What you will do:
Return every line below as is, leaving out the pictures.

Collected material:
- - - - -

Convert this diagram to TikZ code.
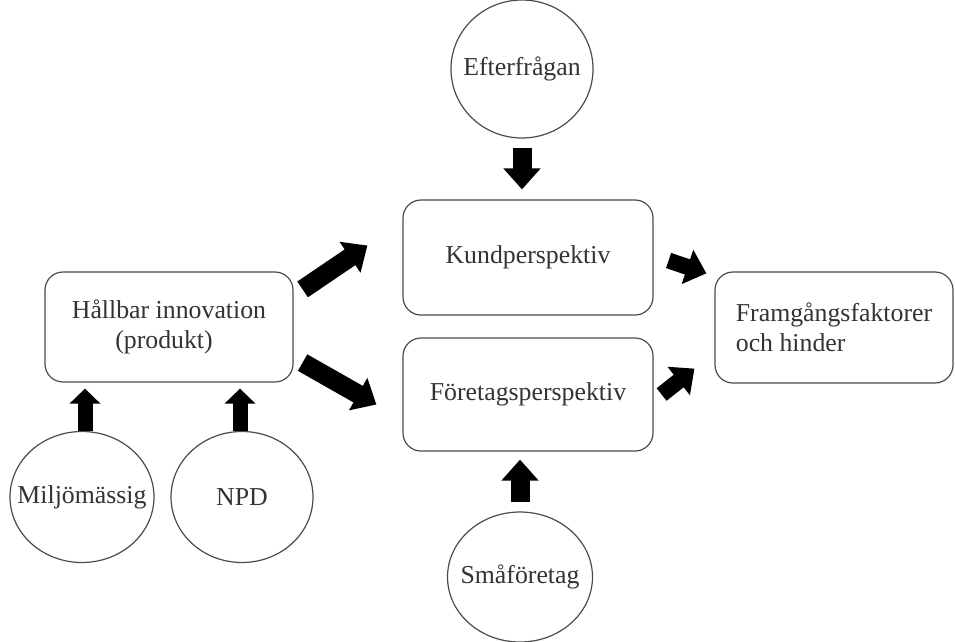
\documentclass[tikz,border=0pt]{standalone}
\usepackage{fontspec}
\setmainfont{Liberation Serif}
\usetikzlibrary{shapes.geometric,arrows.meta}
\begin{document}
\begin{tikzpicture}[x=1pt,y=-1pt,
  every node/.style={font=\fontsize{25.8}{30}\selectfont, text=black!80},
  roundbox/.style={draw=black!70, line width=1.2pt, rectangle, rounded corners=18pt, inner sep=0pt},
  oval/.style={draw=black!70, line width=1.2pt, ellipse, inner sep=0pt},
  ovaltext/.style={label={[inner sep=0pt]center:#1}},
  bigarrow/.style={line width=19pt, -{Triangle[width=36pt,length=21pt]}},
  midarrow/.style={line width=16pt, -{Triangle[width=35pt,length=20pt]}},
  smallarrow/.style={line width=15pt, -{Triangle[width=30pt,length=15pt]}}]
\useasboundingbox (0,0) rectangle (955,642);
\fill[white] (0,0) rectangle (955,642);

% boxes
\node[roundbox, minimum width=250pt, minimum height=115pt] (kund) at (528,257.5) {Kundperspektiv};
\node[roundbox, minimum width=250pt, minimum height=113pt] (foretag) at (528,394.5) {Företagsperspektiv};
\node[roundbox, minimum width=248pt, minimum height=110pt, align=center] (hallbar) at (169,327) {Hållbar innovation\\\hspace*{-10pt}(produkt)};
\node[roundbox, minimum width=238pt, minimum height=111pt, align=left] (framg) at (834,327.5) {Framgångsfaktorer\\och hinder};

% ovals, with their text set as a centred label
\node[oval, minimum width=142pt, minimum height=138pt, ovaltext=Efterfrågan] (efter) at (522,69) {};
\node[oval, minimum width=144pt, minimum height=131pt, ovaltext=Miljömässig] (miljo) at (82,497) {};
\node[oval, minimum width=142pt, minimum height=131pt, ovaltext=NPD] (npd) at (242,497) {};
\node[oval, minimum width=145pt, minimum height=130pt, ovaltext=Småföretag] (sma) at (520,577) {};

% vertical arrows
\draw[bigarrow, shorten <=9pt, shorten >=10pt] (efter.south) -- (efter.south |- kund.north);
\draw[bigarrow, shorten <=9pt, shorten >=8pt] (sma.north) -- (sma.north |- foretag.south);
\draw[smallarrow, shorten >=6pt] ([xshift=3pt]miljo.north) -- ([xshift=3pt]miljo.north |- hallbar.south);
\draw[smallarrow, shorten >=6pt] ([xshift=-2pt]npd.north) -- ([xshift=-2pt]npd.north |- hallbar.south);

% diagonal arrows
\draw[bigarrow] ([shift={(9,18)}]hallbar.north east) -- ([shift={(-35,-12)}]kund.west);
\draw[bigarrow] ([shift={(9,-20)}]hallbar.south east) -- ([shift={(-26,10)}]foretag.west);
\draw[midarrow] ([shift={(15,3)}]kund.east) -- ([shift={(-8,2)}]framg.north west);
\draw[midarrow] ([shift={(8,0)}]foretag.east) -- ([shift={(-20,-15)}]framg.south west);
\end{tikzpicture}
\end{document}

- - - - -

Task answer:
Convert this diagram to TikZ code.
\documentclass[tikz,border=0pt]{standalone}
\usepackage{fontspec}
\setmainfont{Liberation Serif}
\usetikzlibrary{shapes.geometric,arrows.meta}
\begin{document}
\begin{tikzpicture}[x=1pt,y=-1pt,
  every node/.style={font=\fontsize{25.8}{30}\selectfont, text=black!80},
  roundbox/.style={draw=black!70, line width=1.2pt, rectangle, rounded corners=18pt, inner sep=0pt},
  oval/.style={draw=black!70, line width=1.2pt, ellipse, inner sep=0pt},
  ovaltext/.style={label={[inner sep=0pt]center:#1}},
  bigarrow/.style={line width=19pt, -{Triangle[width=36pt,length=21pt]}},
  midarrow/.style={line width=16pt, -{Triangle[width=35pt,length=20pt]}},
  smallarrow/.style={line width=15pt, -{Triangle[width=30pt,length=15pt]}}]
\useasboundingbox (0,0) rectangle (955,642);
\fill[white] (0,0) rectangle (955,642);

% boxes
\node[roundbox, minimum width=250pt, minimum height=115pt] (kund) at (528,257.5) {Kundperspektiv};
\node[roundbox, minimum width=250pt, minimum height=113pt] (foretag) at (528,394.5) {Företagsperspektiv};
\node[roundbox, minimum width=248pt, minimum height=110pt, align=center] (hallbar) at (169,327) {Hållbar innovation\\\hspace*{-10pt}(produkt)};
\node[roundbox, minimum width=238pt, minimum height=111pt, align=left] (framg) at (834,327.5) {Framgångsfaktorer\\och hinder};

% ovals, with their text set as a centred label
\node[oval, minimum width=142pt, minimum height=138pt, ovaltext=Efterfrågan] (efter) at (522,69) {};
\node[oval, minimum width=144pt, minimum height=131pt, ovaltext=Miljömässig] (miljo) at (82,497) {};
\node[oval, minimum width=142pt, minimum height=131pt, ovaltext=NPD] (npd) at (242,497) {};
\node[oval, minimum width=145pt, minimum height=130pt, ovaltext=Småföretag] (sma) at (520,577) {};

% vertical arrows
\draw[bigarrow, shorten <=9pt, shorten >=10pt] (efter.south) -- (efter.south |- kund.north);
\draw[bigarrow, shorten <=9pt, shorten >=8pt] (sma.north) -- (sma.north |- foretag.south);
\draw[smallarrow, shorten >=6pt] ([xshift=3pt]miljo.north) -- ([xshift=3pt]miljo.north |- hallbar.south);
\draw[smallarrow, shorten >=6pt] ([xshift=-2pt]npd.north) -- ([xshift=-2pt]npd.north |- hallbar.south);

% diagonal arrows
\draw[bigarrow] ([shift={(9,18)}]hallbar.north east) -- ([shift={(-35,-12)}]kund.west);
\draw[bigarrow] ([shift={(9,-20)}]hallbar.south east) -- ([shift={(-26,10)}]foretag.west);
\draw[midarrow] ([shift={(15,3)}]kund.east) -- ([shift={(-8,2)}]framg.north west);
\draw[midarrow] ([shift={(8,0)}]foretag.east) -- ([shift={(-20,-15)}]framg.south west);
\end{tikzpicture}
\end{document}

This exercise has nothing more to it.